For the past forty years, no problem has damaged relations between the United States and the Arab world more than Israel’s harsh occupation of the Palestinian territories. Since the U.S. persistently aided this occupation financially, militarily, and in all votes about it in the United Nations Security Council, Congress and the President hold the keys to any peace settlement between Israelis and Palestinians. Several presidents tried to reach an agreement but they failed because they did not impose clearly defined consequences upon the two feuding parties.
It is to the credit of President Bush that he called another peace conference to be held in November at the U.S. Naval Academy in Annapolis. If he succeeded in getting the governments of Israel and the Palestinian Authority to sign a peace treaty, it would be the greatest diplomatic success of his presidency. Ironically, not only is he a lame duck, Israeli Prime Minister Ehud Olmert and Palestinian President Mahmoud Abbas are so weakened by domestic strife that they also are virtually lame ducks.
Regrettably, the alienation between Hamas in Gaza and Fatah in the West Bank make it unlikely that by mid-November Fatah leader Abbas could effectively speak for the Palestinian leadership, leave alone implement any commitment. Worse yet, the Hamas government may not even be capable of preventing rocket firings from the Gaza territory.
For better or worse, Israel and the U.S. would have a better chance to make progress in negotiations if Hamas were brought to the table, provided its leaders want to be there. The fact that Gaza’s economy and private sector are on the verge of collapse has increasingly embittered the Palestinian masses. Cutting off foreign aid to Gaza and isolating Hamas, has only strengthened its most radical elements.

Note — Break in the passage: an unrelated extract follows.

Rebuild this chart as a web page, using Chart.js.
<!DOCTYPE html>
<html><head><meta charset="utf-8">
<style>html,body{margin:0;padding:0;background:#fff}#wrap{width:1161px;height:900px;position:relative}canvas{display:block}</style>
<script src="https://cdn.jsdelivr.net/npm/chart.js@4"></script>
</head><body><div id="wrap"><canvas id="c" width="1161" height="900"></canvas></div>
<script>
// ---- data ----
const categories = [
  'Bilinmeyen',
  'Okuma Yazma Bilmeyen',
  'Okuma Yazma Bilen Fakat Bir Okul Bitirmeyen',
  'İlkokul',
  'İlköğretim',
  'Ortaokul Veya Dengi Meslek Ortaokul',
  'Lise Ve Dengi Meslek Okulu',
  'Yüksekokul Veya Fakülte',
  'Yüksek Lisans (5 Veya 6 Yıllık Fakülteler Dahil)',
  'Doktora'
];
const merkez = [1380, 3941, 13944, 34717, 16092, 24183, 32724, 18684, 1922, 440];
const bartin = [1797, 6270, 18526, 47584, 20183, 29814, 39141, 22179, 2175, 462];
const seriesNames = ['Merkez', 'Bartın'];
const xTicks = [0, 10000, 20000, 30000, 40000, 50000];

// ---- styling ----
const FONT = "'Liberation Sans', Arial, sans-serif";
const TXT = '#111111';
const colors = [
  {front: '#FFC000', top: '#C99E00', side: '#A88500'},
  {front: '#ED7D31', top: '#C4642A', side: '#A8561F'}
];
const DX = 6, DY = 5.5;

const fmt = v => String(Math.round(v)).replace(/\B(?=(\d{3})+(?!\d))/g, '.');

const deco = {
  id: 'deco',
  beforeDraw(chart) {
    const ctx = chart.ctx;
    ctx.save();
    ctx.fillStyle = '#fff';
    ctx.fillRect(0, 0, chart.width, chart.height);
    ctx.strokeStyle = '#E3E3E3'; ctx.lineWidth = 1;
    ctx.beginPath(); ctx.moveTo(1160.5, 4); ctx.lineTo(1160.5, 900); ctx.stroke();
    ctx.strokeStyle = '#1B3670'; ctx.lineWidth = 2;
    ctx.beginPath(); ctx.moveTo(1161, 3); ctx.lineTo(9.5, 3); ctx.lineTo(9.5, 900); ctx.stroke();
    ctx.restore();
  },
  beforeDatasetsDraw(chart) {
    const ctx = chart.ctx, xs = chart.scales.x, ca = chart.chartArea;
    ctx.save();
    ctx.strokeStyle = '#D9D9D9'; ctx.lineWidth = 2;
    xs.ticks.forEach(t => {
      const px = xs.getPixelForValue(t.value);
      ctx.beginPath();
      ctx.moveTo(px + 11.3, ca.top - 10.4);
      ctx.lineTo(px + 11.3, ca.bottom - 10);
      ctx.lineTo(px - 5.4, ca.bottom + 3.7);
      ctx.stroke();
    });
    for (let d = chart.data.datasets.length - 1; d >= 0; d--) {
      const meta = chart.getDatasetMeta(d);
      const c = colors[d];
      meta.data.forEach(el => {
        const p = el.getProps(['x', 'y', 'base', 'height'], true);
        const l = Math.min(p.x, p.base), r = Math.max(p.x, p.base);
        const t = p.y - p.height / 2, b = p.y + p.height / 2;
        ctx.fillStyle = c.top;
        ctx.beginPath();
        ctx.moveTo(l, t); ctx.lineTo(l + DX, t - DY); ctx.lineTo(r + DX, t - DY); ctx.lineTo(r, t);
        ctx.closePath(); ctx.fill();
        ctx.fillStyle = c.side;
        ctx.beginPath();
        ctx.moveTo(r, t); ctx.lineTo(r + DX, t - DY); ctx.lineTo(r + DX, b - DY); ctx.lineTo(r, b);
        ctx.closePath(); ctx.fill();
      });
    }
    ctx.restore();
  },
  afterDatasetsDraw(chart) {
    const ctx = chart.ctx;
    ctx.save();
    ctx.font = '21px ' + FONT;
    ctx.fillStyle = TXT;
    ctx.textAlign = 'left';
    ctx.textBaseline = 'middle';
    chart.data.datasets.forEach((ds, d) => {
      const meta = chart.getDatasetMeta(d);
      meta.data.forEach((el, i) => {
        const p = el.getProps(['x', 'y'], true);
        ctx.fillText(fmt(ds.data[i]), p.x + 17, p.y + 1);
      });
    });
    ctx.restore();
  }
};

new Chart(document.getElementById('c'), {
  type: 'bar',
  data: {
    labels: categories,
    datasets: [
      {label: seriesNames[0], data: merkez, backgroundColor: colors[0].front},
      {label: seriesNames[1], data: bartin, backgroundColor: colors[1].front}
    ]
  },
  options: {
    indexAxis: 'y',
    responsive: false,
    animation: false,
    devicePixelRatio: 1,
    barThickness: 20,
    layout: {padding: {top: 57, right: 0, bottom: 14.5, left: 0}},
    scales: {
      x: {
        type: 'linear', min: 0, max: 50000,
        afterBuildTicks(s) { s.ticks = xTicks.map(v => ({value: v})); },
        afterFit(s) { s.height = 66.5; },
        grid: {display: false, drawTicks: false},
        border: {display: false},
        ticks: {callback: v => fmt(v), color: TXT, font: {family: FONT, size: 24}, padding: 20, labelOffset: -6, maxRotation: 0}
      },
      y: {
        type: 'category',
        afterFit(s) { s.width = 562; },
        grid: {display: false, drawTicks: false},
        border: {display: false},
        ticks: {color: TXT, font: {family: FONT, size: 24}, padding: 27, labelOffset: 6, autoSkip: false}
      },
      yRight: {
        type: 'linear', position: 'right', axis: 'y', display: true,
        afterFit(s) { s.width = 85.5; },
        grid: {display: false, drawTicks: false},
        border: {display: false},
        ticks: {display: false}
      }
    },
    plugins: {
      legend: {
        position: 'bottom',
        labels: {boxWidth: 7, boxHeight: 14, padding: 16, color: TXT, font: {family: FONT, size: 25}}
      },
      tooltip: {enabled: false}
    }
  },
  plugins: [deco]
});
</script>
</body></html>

Negotiations are unlikely to go anywhere if hostile actions continue on the ground. The government of Israel cannot hope to create an atmosphere of mutual trust if it does not stop settlement expansion and improve freedom of movement for Palestinians. Confidence-building measures by both sides are urgently needed as impetus for the negotiations from the very start.
Since Israel’s Arab neighbors are vitally interested in the future of the Palestinian territory, their presence at the table is not only justified, it could also yield Israel much-desired diplomatic and economic benefits. No country in the region has more sophisticated goods and services to export to Arab markets than Israel.
Secretary Rice wants to include Syria in the talks but President Bashar al-Assad warned: “If they don’t talk about the Syrian occupied territory, no, there is no way for Syria to go there.” Most Arabs appear to remain skeptical that American politicians can be even-handed brokers between Israelis and Arabs and not simply reflect the demands of the American Israel Public Affairs Committee (AIPAC) for an Israel forever controlling their Palestinian neighbors.
All recent U.S. Presidents have proposed that Israel has an unconditional right to exist, that it must give up some of the land that it conquered in the 1967 war, and that the Palestinians end all violence against Israelis. By now, several compromises for peace seem to have emerged as inescapable: Israel and Palestine as sovereign states; Jerusalem as capital for both states; evacuation of all Israeli settlements outside Israel’s borders; and no resettlement of Palestinian refugees in Israel.
“We believe the time is right for the establishment of an independent Palestinian state,” said Abbas but Olmert warned against expecting more than a declaration of principles for establishing a Palestinian state.”
Since the two do not even agree on the objective of the conference, chances for success can hardly be considered more than remote.